Retype all material exactly. Pictures stay out of the copy.

━━━━━ Data provided ━━━━━

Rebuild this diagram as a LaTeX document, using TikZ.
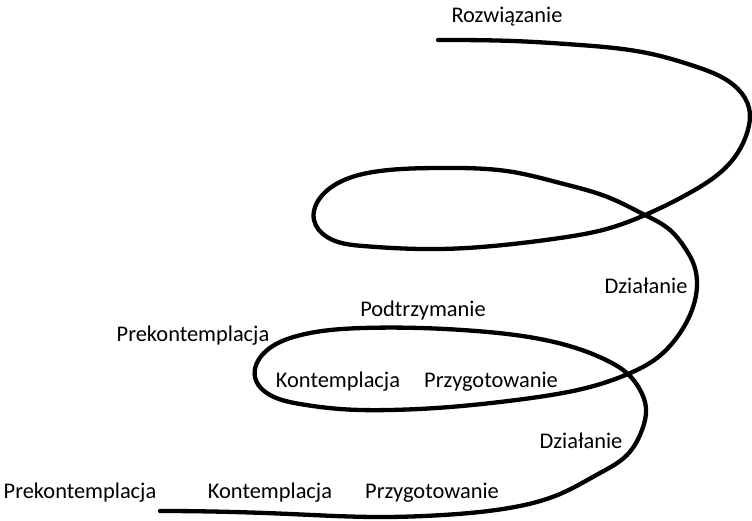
\documentclass[tikz,border=0pt]{standalone}
\usepackage{fontspec}
\setmainfont{Carlito}
\usetikzlibrary{hobby}
\begin{document}
\begin{tikzpicture}[x=1pt,y=-1pt,
  lbl/.style={font=\fontsize{22.4}{25}\selectfont, inner sep=0pt, anchor=center},
  spiral/.style={line width=4.3pt, line cap=round, line join=round}]
\useasboundingbox (0,0) rectangle (752,521);
\draw[spiral, use Hobby shortcut]
 ([out angle=0]160,511) .. (290,514) .. (376,517) .. (443,515) .. (509,508) .. (560,494) .. (600,473) .. (627,455) .. (642,430) .. (646,408) .. (639,388) .. (628,374) .. (610,362) .. (590,353) .. (540,339) .. (476,331) .. (420,328) .. (363,328) .. (297,336) .. (264,353) .. (255,377) .. (270,395) .. (300,404) .. (340,409) .. (390,410) .. (450,407) .. (500,402) .. (545,396) .. (590,387) .. (628,374) .. (657,358) .. (680,333) .. (692,310) .. (697,285) .. (694,265) .. (685,248) .. (670,230) .. (645,215) .. (610,198) .. (560,183) .. (513,172) .. (440,168) .. (380,171) .. (342,181) .. (320,198) .. (314,220) .. (327,237) .. (363,246) .. (440,249) .. (513,244) .. (560,238) .. (610,228) .. (645,215) .. (693,191) .. (730,163) .. (747,133) .. (749,108) .. (738,89) .. (697,67) .. (647,53) .. (580,45) .. (513,41) .. ([in angle=0]438,40);
\node[lbl] (rozw) at (507,17) {Rozwiązanie};
\node[lbl] (dzial1) at (646,286) {Działanie};
\node[lbl] (podt) at (423,311) {Podtrzymanie};
\node[lbl] (prek1) at (193,336) {Prekontemplacja};
\node[lbl] (kont1) at (338,382) {Kontemplacja};
\node[lbl] (przy1) at (491,382) {Przygotowanie};
\node[lbl] (dzial2) at (581,441) {Działanie};
\node[lbl] (prek2) at (80,493) {Prekontemplacja};
\node[lbl] (kont2) at (270,493) {Kontemplacja};
\node[lbl] (przy2) at (432,493) {Przygotowanie};
\end{tikzpicture}
\end{document}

━━━━━

## Task response
Rebuild this diagram as a LaTeX document, using TikZ.
\documentclass[tikz,border=0pt]{standalone}
\usepackage{fontspec}
\setmainfont{Carlito}
\usetikzlibrary{hobby}
\begin{document}
\begin{tikzpicture}[x=1pt,y=-1pt,
  lbl/.style={font=\fontsize{22.4}{25}\selectfont, inner sep=0pt, anchor=center},
  spiral/.style={line width=4.3pt, line cap=round, line join=round}]
\useasboundingbox (0,0) rectangle (752,521);
\draw[spiral, use Hobby shortcut]
 ([out angle=0]160,511) .. (290,514) .. (376,517) .. (443,515) .. (509,508) .. (560,494) .. (600,473) .. (627,455) .. (642,430) .. (646,408) .. (639,388) .. (628,374) .. (610,362) .. (590,353) .. (540,339) .. (476,331) .. (420,328) .. (363,328) .. (297,336) .. (264,353) .. (255,377) .. (270,395) .. (300,404) .. (340,409) .. (390,410) .. (450,407) .. (500,402) .. (545,396) .. (590,387) .. (628,374) .. (657,358) .. (680,333) .. (692,310) .. (697,285) .. (694,265) .. (685,248) .. (670,230) .. (645,215) .. (610,198) .. (560,183) .. (513,172) .. (440,168) .. (380,171) .. (342,181) .. (320,198) .. (314,220) .. (327,237) .. (363,246) .. (440,249) .. (513,244) .. (560,238) .. (610,228) .. (645,215) .. (693,191) .. (730,163) .. (747,133) .. (749,108) .. (738,89) .. (697,67) .. (647,53) .. (580,45) .. (513,41) .. ([in angle=0]438,40);
\node[lbl] (rozw) at (507,17) {Rozwiązanie};
\node[lbl] (dzial1) at (646,286) {Działanie};
\node[lbl] (podt) at (423,311) {Podtrzymanie};
\node[lbl] (prek1) at (193,336) {Prekontemplacja};
\node[lbl] (kont1) at (338,382) {Kontemplacja};
\node[lbl] (przy1) at (491,382) {Przygotowanie};
\node[lbl] (dzial2) at (581,441) {Działanie};
\node[lbl] (prek2) at (80,493) {Prekontemplacja};
\node[lbl] (kont2) at (270,493) {Kontemplacja};
\node[lbl] (przy2) at (432,493) {Przygotowanie};
\end{tikzpicture}
\end{document}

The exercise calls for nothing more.